Support for an API to create a thread. The new thread should start at a specific location with its own thread.
Support for an API to create a thread that can start at an arbitrary user-specified code location and having its own stack.
Support for an API to create a thread that can take one argument.
Support for an API to create a thread that can take more arguments, upper bounded by a number that you choose.
The created threads share the address space when reading. In other words, the same address in all threads will read the same value.
The created threads share the address space when writing. In other words, if one thread modifies a memory location, all other threads will see the impacts of that change. No need to worry about synchronization here.
If one thread allocated and maps a new page, all other threads must be able to access that page.

This one is challenging, you be judged by the creativity of your solution as well as its efficiency and impact on performance.
Each thread has its own separate stack.
The threads’ stacks do not overlap.
If a thread dies, its state is cleared up without causing any memory leaks and/or memory corruption.
If the main process dies, then all threads associated with it will die, i.e., we do not do any reparenting.
Each feature has one or more test cases.
(EXTRA) Provide synchronization means using locks and/or condition variables.

Deliverables

At the end of the project, please submit the following:

Your modified xv6 source code.
Your updated design document including any changes from the first milestone, as well as documentation on how to use your code. Your design document must be in either markdown (.md) or pdf format.

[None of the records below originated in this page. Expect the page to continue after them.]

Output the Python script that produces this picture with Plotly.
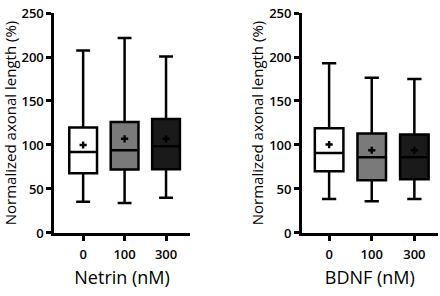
import plotly.graph_objects as go

categories = ["0", "100", "300"]
fills = ["#ffffff", "#7a7a7a", "#1a1a1a"]

netrin_lower = [35.5, 34, 40]
netrin_q1 = [68, 72, 72.5]
netrin_median = [92, 94, 98.5]
netrin_q3 = [120, 126, 129.5]
netrin_upper = [207.5, 221.5, 200.5]
netrin_mean = [100, 107, 107]

bdnf_lower = [38.5, 36, 38.5]
bdnf_q1 = [70, 60, 61]
bdnf_median = [91, 86, 86]
bdnf_q3 = [119, 113, 112]
bdnf_upper = [193, 176.5, 175]
bdnf_mean = [100.5, 94, 94]

yticks = [0, 50, 100, 150, 200, 250]

fig = go.Figure()

panels = [
    ("x", "y", netrin_lower, netrin_q1, netrin_median, netrin_q3, netrin_upper, netrin_mean),
    ("x2", "y2", bdnf_lower, bdnf_q1, bdnf_median, bdnf_q3, bdnf_upper, bdnf_mean),
]

for xa, ya, lo, q1, med, q3, up, mean in panels:
    for i, c in enumerate(categories):
        fig.add_trace(go.Box(
            x=[c], q1=[q1[i]], median=[med[i]], q3=[q3[i]],
            lowerfence=[lo[i]], upperfence=[up[i]],
            fillcolor=fills[i], line=dict(color="black", width=2.5),
            whiskerwidth=0.5, width=0.67, boxpoints=False,
            xaxis=xa, yaxis=ya, showlegend=False, hoverinfo="skip",
        ))
    fig.add_trace(go.Scatter(
        x=categories, y=mean, mode="markers",
        marker=dict(symbol="cross", size=6, color="black"),
        xaxis=xa, yaxis=ya, showlegend=False, hoverinfo="skip",
    ))

font_family = "Open Sans, Liberation Sans, sans-serif"
axis_common = dict(
    showline=True, linecolor="black", linewidth=2.5,
    ticks="outside", ticklen=5, tickwidth=2.5, tickcolor="black",
    showgrid=False, zeroline=False, automargin=False,
    tickfont=dict(family=font_family, size=13, color="black", weight=600),
)

yaxis_common = dict(axis_common, range=[0, 250], tickvals=yticks,
                    title=dict(text="Normalized axonal length (%)",
                               font=dict(family=font_family, size=15, color="black"),
                               standoff=2))

xtitle_font = dict(family=font_family, size=18, color="black")

fig.update_layout(
    width=440, height=296,
    margin=dict(l=0, r=0, t=0, b=0),
    paper_bgcolor="white", plot_bgcolor="white",
    xaxis=dict(axis_common, domain=[0.123, 0.432], anchor="y",
               type="category", range=[-0.7, 2.58], ticklabelstandoff=3,
               title=dict(text="Netrin (nM)", font=xtitle_font, standoff=10)),
    yaxis=dict(yaxis_common, domain=[0.213, 0.956], anchor="x"),
    xaxis2=dict(axis_common, domain=[0.686, 0.995], anchor="y2",
                type="category", range=[-0.64, 2.55], ticklabelstandoff=3,
                title=dict(text="BDNF (nM)", font=xtitle_font, standoff=10)),
    yaxis2=dict(yaxis_common, domain=[0.213, 0.956], anchor="x2"),
)

fig.write_html("out.html", config={"displayModeBar": False},
               post_script="document.body.style.margin='0px';document.body.style.overflow='hidden';")
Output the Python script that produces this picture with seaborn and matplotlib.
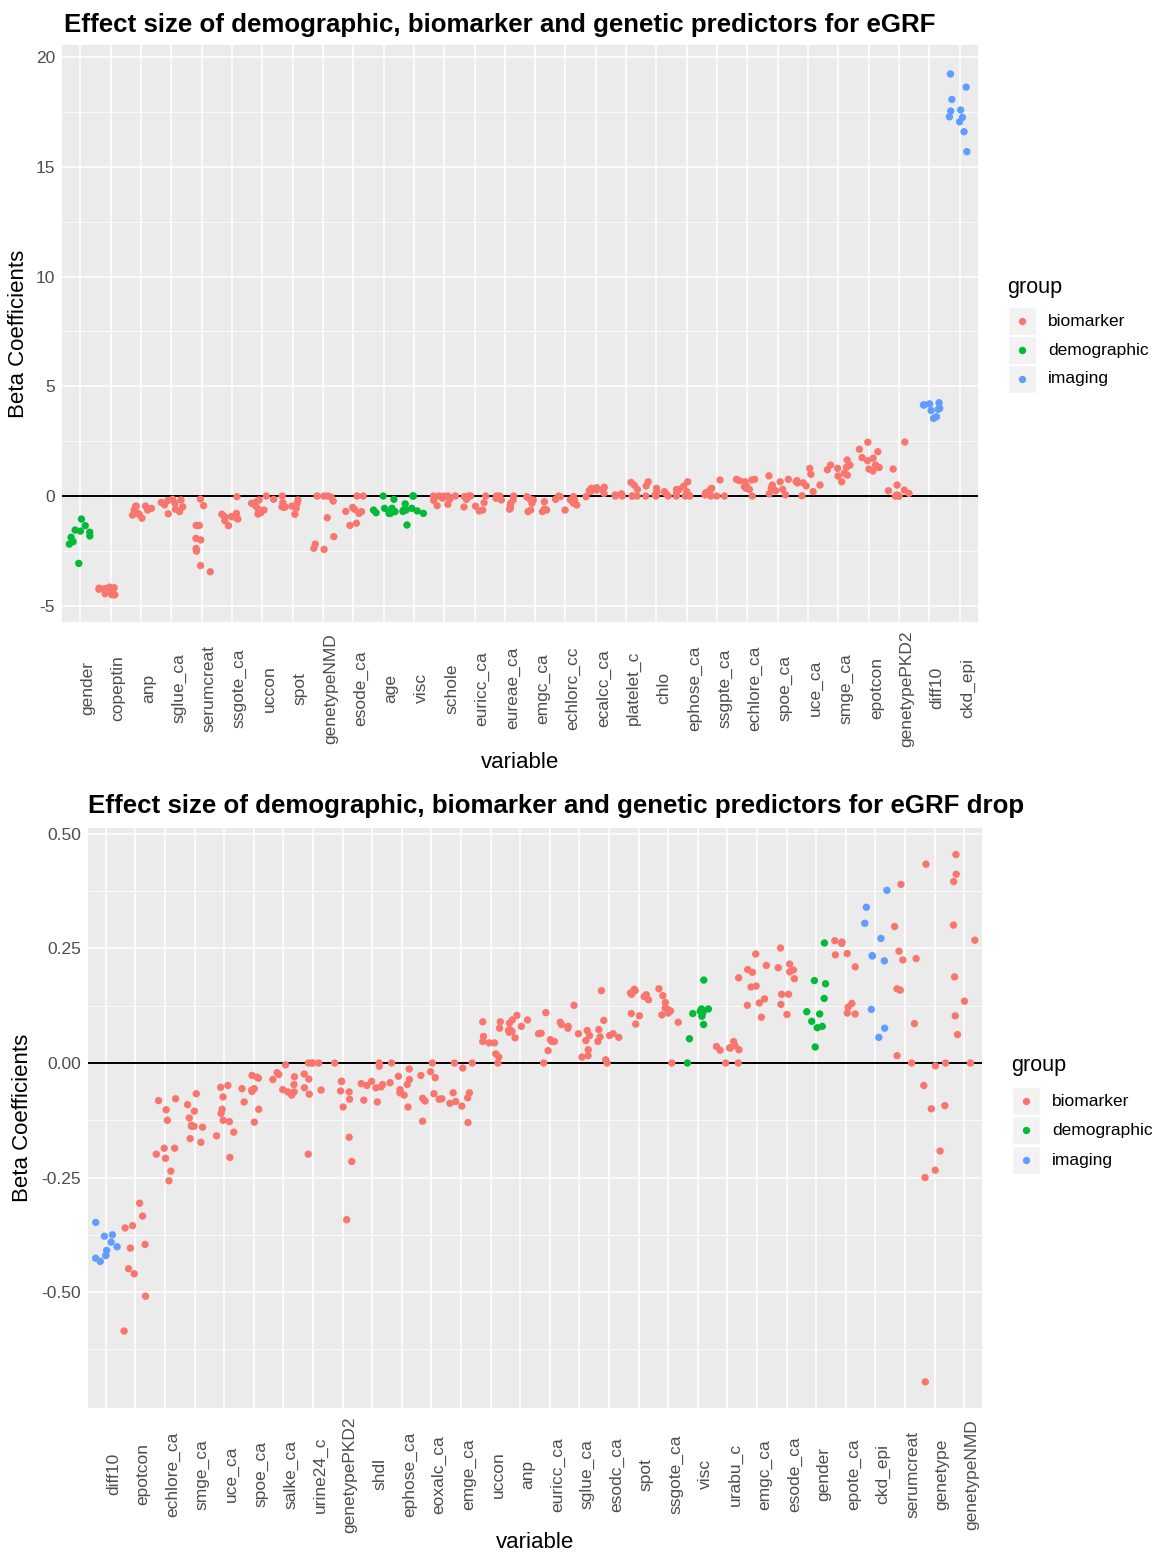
import numpy as np
import pandas as pd
import matplotlib
matplotlib.use("Agg")
import matplotlib.pyplot as plt
import seaborn as sns
from matplotlib.patches import Rectangle
from matplotlib.lines import Line2D

# ---------------- data ----------------
groups = ["biomarker", "demographic", "imaging"]
group_colors = ["#F8766D", "#00BA38", "#619CFF"]

top_title = "Effect size of demographic, biomarker and genetic predictors for eGRF"
top_vars = ["gender", "copeptin", "anp", "sglue_ca", "serumcreat", "ssgote_ca", "uccon", "spot",
            "genetypeNMD", "esode_ca", "age", "visc", "schole", "euricc_ca", "eureae_ca", "emgc_ca",
            "echlorc_cc", "ecalcc_ca", "platelet_c", "chlo", "ephose_ca", "ssgpte_ca", "echlore_ca",
            "spoe_ca", "uce_ca", "smge_ca", "epotcon", "genetypePKD2", "diff10", "ckd_epi"]
top_groups = ["demographic", "biomarker", "biomarker", "biomarker", "biomarker", "biomarker", "biomarker",
              "biomarker", "biomarker", "biomarker", "demographic", "demographic", "biomarker", "biomarker",
              "biomarker", "biomarker", "biomarker", "biomarker", "biomarker", "biomarker", "biomarker",
              "biomarker", "biomarker", "biomarker", "biomarker", "biomarker", "biomarker", "biomarker",
              "imaging", "imaging"]
top_values = [
    [-1.05, -1.35, -1.55, -1.6, -1.65, -1.82, -1.88, -2.08, -2.19, -3.07],
    [-4.2, -4.15, -4.18, -4.45, -4.5, -4.3, -4.25, -4.5, -4.22, -4.35],
    [-0.47, -0.46, -0.85, -0.87, -1.01, -0.64, -0.46, -0.64, -0.79, -0.56],
    [-0.49, -0.6, -0.18, -0.71, -0.81, -0.29, -0.33, -0.15, -0.21, -0.4],
    [-1.34, -2.0, -1.93, -2.51, -3.17, -3.45, -0.44, -1.34, -2.39, -0.14],
    [-1.12, -0.94, -0.94, -0.83, -0.94, -1.35, -0.03, -1.05, -0.79, -1.0],
    [-0.18, 0.0, -0.6, -0.64, -0.82, -0.76, -0.33, -0.27, -0.15, -0.45],
    [-0.33, -0.56, -0.18, -0.46, -0.83, -0.49, 0.0, -0.49, -0.52, -0.3],
    [-2.38, -2.43, -2.19, -1.85, -0.99, 0.0, 0.0, 0.0, -0.23, -0.05],
    [-0.76, -0.52, -0.71, -0.79, 0.0, 0.0, -1.24, -1.34, -0.6, -0.7],
    [-0.76, -0.79, -0.71, -0.71, -0.56, -0.56, -0.64, 0.0, -0.15, -0.79],
    [0.0, 0.0, -1.32, -0.64, -0.64, -0.79, -0.68, -0.36, -0.56, -0.7],
    [-0.44, -0.14, 0.0, 0.0, 0.0, -0.38, 0.0, -0.1, -0.2, 0.0],
    [-0.03, 0.0, -0.46, -0.64, -0.15, 0.0, -0.68, -0.3, 0.0, -0.5],
    [0.0, 0.0, -0.33, 0.0, -0.6, -0.18, -0.42, -0.18, -0.55, -0.1],
    [-0.64, -0.18, -0.6, -0.03, -0.26, -0.71, -0.64, -0.33, -0.71, -0.1],
    [-0.03, -0.41, -0.18, -0.64, -0.03, -0.15, -0.18, -0.15, 0.0, -0.33],
    [0.4, 0.35, 0.2, 0.3, 0.27, -0.03, 0.12, 0.38, 0.3, 0.25],
    [0.3, 0.0, 0.0, 0.0, 0.62, 0.49, 0.05, 0.0, 0.0, 0.1],
    [0.17, 0.65, 0.0, 0.35, 0.2, 0.46, 0.0, 0.0, 0.12, 0.05],
    [0.0, 0.3, 0.65, 0.12, 0.3, 0.0, 0.2, 0.05, 0.0, 0.45],
    [0.73, 0.2, 0.35, 0.0, 0.12, 0.3, 0.0, 0.0, 0.05, 0.15],
    [0.46, 0.7, 0.73, 0.76, 0.3, 0.0, 0.65, 0.76, 0.35, 0.42],
    [0.65, 0.92, 0.35, 0.05, 0.42, 0.24, 0.76, 0.5, 0.1, 0.3],
    [1.26, 0.99, 0.7, 0.46, 0.65, 0.01, 0.2, 0.6, 0.6, 0.5],
    [1.41, 0.91, 1.03, 0.65, 1.26, 1.64, 1.41, 1.31, 1.2, 0.95],
    [1.72, 1.61, 1.14, 2.45, 1.41, 2.13, 1.23, 2.02, 1.3, 1.75],
    [1.23, 0.12, 0.0, 0.24, 0.27, 0.5, 2.46, 0.0, 0.0, 0.05],
    [4.15, 4.0, 3.54, 3.61, 4.25, 4.15, 4.0, 3.95, 4.2, 3.9],
    [19.23, 18.63, 18.07, 17.59, 17.54, 17.28, 17.25, 17.05, 16.6, 15.69],
]
top_yticks = [-5, 0, 5, 10, 15, 20]
top_yticklabels = ["-5", "0", "5", "10", "15", "20"]
top_yminor = [-2.5, 2.5, 7.5, 12.5, 17.5]

bot_title = "Effect size of demographic, biomarker and genetic predictors for eGRF drop"
bot_vars = ["diff10", "epotcon", "echlore_ca", "smge_ca", "uce_ca", "spoe_ca", "salke_ca", "urine24_c",
            "genetypePKD2", "shdl", "ephose_ca", "eoxalc_ca", "emge_ca", "uccon", "anp", "euricc_ca",
            "sglue_ca", "esodc_ca", "spot", "ssgote_ca", "visc", "urabu_c", "emgc_ca", "esode_ca",
            "gender", "epote_ca", "ckd_epi", "serumcreat", "genetype", "genetypeNMD"]
bot_groups = ["imaging", "biomarker", "biomarker", "biomarker", "biomarker", "biomarker", "biomarker",
              "biomarker", "biomarker", "biomarker", "biomarker", "biomarker", "biomarker", "biomarker",
              "biomarker", "biomarker", "biomarker", "biomarker", "biomarker", "biomarker", "demographic",
              "biomarker", "biomarker", "biomarker", "demographic", "biomarker", "imaging", "biomarker",
              "biomarker", "biomarker"]
bot_values = [
    [-0.348, -0.375, -0.378, -0.391, -0.401, -0.409, -0.42, -0.426, -0.433, -0.42],
    [-0.306, -0.334, -0.355, -0.36, -0.404, -0.396, -0.449, -0.46, -0.509, -0.585],
    [-0.125, -0.078, -0.082, -0.102, -0.186, -0.199, -0.208, -0.236, -0.257, -0.186],
    [-0.091, -0.105, -0.138, -0.138, -0.136, -0.14, -0.173, -0.165, -0.067, -0.12],
    [-0.074, -0.053, -0.049, -0.11, -0.125, -0.128, -0.101, -0.151, -0.159, -0.206],
    [-0.062, -0.027, -0.031, -0.056, -0.059, -0.056, -0.085, -0.101, -0.129, -0.033],
    [-0.063, -0.063, -0.036, -0.025, -0.004, -0.021, -0.03, -0.047, -0.07, -0.058],
    [-0.059, -0.024, 0.0, 0.0, 0.0, 0.0, -0.054, -0.068, -0.035, -0.199],
    [0.0, -0.061, -0.04, -0.063, -0.079, -0.096, -0.04, -0.162, -0.215, -0.342],
    [-0.007, -0.047, -0.045, -0.052, -0.049, -0.04, 0.0, -0.085, -0.081, -0.054],
    [0.0, -0.029, -0.013, -0.058, -0.07, -0.047, -0.036, -0.096, -0.043, -0.065],
    [-0.019, -0.027, 0.0, -0.067, -0.079, -0.078, -0.127, -0.083, -0.032, -0.077],
    [0.0, -0.011, -0.065, -0.076, -0.065, -0.088, -0.094, -0.13, 0.0, -0.084],
    [0.09, 0.076, 0.09, 0.058, 0.044, 0.02, 0.013, 0.047, 0.044, 0.0],
    [0.08, 0.094, 0.067, 0.055, 0.094, 0.087, 0.071, 0.104, 0.073, 0.069],
    [0.064, 0.051, 0.047, 0.027, 0.065, 0.11, 0.047, 0.089, 0.084, 0.0],
    [0.076, 0.071, 0.06, 0.064, 0.049, 0.016, 0.013, 0.029, 0.08, 0.126],
    [0.093, 0.057, 0.056, 0.047, 0.064, 0.073, 0.007, 0.0, 0.158, 0.06],
    [0.103, 0.161, 0.145, 0.153, 0.108, 0.158, 0.085, 0.15, 0.138, 0.149],
    [0.162, 0.12, 0.105, 0.118, 0.147, 0.109, 0.089, 0.132, 0.0, 0.114],
    [0.181, 0.0, 0.084, 0.118, 0.113, 0.108, 0.102, 0.11, 0.118, 0.053],
    [0.186, 0.0, 0.0, 0.033, 0.036, 0.029, 0.038, 0.033, 0.047, 0.028],
    [0.198, 0.166, 0.131, 0.126, 0.213, 0.168, 0.238, 0.204, 0.1, 0.14],
    [0.216, 0.251, 0.203, 0.208, 0.184, 0.15, 0.15, 0.106, 0.199, 0.128],
    [0.262, 0.18, 0.173, 0.141, 0.112, 0.107, 0.091, 0.08, 0.077, 0.035],
    [0.21, 0.236, 0.239, 0.261, 0.267, 0.13, 0.109, 0.107, 0.122, 0.264],
    [0.377, 0.34, 0.305, 0.272, 0.234, 0.234, 0.223, 0.117, 0.076, 0.056],
    [0.39, 0.298, 0.244, 0.228, 0.225, 0.162, 0.159, 0.086, 0.016, 0.0],
    [0.434, 0.0, -0.006, -0.049, -0.093, -0.1, -0.192, -0.234, -0.25, -0.696],
    [0.455, 0.412, 0.396, 0.301, 0.268, 0.188, 0.135, 0.103, 0.062, 0.0],
]
bot_yticks = [-0.5, -0.25, 0.0, 0.25, 0.5]
bot_yticklabels = ["-0.50", "-0.25", "0.00", "0.25", "0.50"]
bot_yminor = [-0.625, -0.375, -0.125, 0.125, 0.375]

# ---------------- style ----------------
sns.set_style("white")
plt.rcParams["font.family"] = ["Liberation Sans", "DejaVu Sans"]
plt.rcParams["text.color"] = "black"

W, H = 1154, 1556
DPI = 100
fig = plt.figure(figsize=(W / DPI, H / DPI), dpi=DPI)
fig.patch.set_facecolor("white")

PT_SIZE = 5.3


def add_axes_px(l, t, r, b):
    return fig.add_axes([l / W, 1 - b / H, (r - l) / W, (b - t) / H])


palette = dict(zip(groups, group_colors))


def panel(ax, vars_, grps, vals, ylim, yticks, yticklabels, yminor, seed):
    counts = [len(v) for v in vals]
    df = pd.DataFrame({
        "variable": np.repeat(vars_, counts),
        "value": np.concatenate(vals),
        "group": np.repeat(grps, counts),
    })
    ax.set_facecolor("#EBEBEB")
    np.random.seed(seed)
    sns.stripplot(data=df, x="variable", y="value", hue="group", order=vars_,
                  hue_order=groups, palette=palette, jitter=0.4, size=PT_SIZE,
                  linewidth=0, ax=ax, legend=False, zorder=3)
    ax.axhline(0, color="black", lw=1.4, zorder=2)
    ax.set_xlim(-0.6, len(vars_) - 0.4)
    ax.set_ylim(*ylim)
    ax.set_yticks(yticks)
    ax.set_yticklabels(yticklabels)
    ax.set_yticks(yminor, minor=True)
    ax.set_axisbelow(True)
    ax.grid(which="major", axis="both", color="white", lw=1.1)
    ax.grid(which="minor", axis="y", color="white", lw=0.55)
    for s in ax.spines.values():
        s.set_visible(False)
    ax.tick_params(which="major", length=2.9, width=0.8, color="#333333",
                   labelcolor="#4D4D4D", labelsize=12.5)
    ax.tick_params(axis="y", which="major", pad=2)
    ax.tick_params(which="minor", length=0)
    for t in ax.get_xticklabels():
        t.set_rotation(90)
        t.set_rotation_mode("anchor")
        t.set_ha("center")
        t.set_va("top")
    ax.set_xlabel("variable", fontsize=16, color="black", va="center")
    ax.set_ylabel("Beta Coefficients", fontsize=16, color="black", va="center")


ax1 = add_axes_px(62, 45, 978, 622)
panel(ax1, top_vars, top_groups, top_values, (-5.74, 20.55),
      top_yticks, top_yticklabels, top_yminor, seed=3)
ax2 = add_axes_px(88, 828, 982, 1408)
panel(ax2, bot_vars, bot_groups, bot_values, (-0.753, 0.513),
      bot_yticks, bot_yticklabels, bot_yminor, seed=7)

# centre the rotated tick labels like ggplot (hjust = 0.5)
fig.canvas.draw()
renderer = fig.canvas.get_renderer()
for ax in (ax1, ax2):
    maxlen = max(t.get_window_extent(renderer).height for t in ax.get_xticklabels())
    pad_px = 4 + maxlen / 2
    ax.tick_params(axis="x", which="major", pad=pad_px * 72 / DPI)

ax1.xaxis.set_label_coords(0.5, (622 - 763) / 577)
ax1.yaxis.set_label_coords((19 - 62) / 916, 0.5)
ax2.xaxis.set_label_coords(0.5, (1408 - 1543) / 580)
ax2.yaxis.set_label_coords((23 - 88) / 894, 0.5)

# titles
fig.text(64 / W, 1 - 32 / H, top_title, fontsize=18.6, fontweight="bold", color="black",
         ha="left", va="baseline")
fig.text(88 / W, 1 - 813 / H, bot_title, fontsize=18.6, fontweight="bold", color="black",
         ha="left", va="baseline")


# legends (ggplot style keys)
def legend(x0, ytitle, ykeys):
    fig.text(x0 / W, 1 - ytitle / H, "group", fontsize=15.5, color="black", ha="left", va="center")
    for g, c, yk in zip(groups, group_colors, ykeys):
        fig.add_artist(Rectangle(((x0 + 1) / W, 1 - (yk + 14) / H), 28 / W, 28 / H,
                                 transform=fig.transFigure, facecolor="#F2F2F2",
                                 edgecolor="white", lw=1))
        fig.add_artist(Line2D([(x0 + 15) / W], [1 - yk / H], marker="o", color=c,
                              markersize=PT_SIZE, linestyle="none", markeredgewidth=0,
                              transform=fig.transFigure))
        fig.text((x0 + 41) / W, 1 - yk / H, g, fontsize=12.5, color="black", ha="left", va="center")


legend(1007, 287, [321, 350, 379])
legend(1011, 1066, [1101, 1130, 1160])

fig.savefig("out.png", dpi=DPI)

Design document submitted as MS word documents will be ignored.
A brief (5 minutes) video presentation of the features of your design along with a demo of your threads in action. Think of this as an elevator pitch for your project, highlighting where it stands strong and showcasing those in practice using the demo.
A file called grade.txt in which you state what grade you think you deserve on this project, arguing why you think so. Find the Grade Descriptions section of Rose-Hulman - Rules and Procedures - Grades for guidance.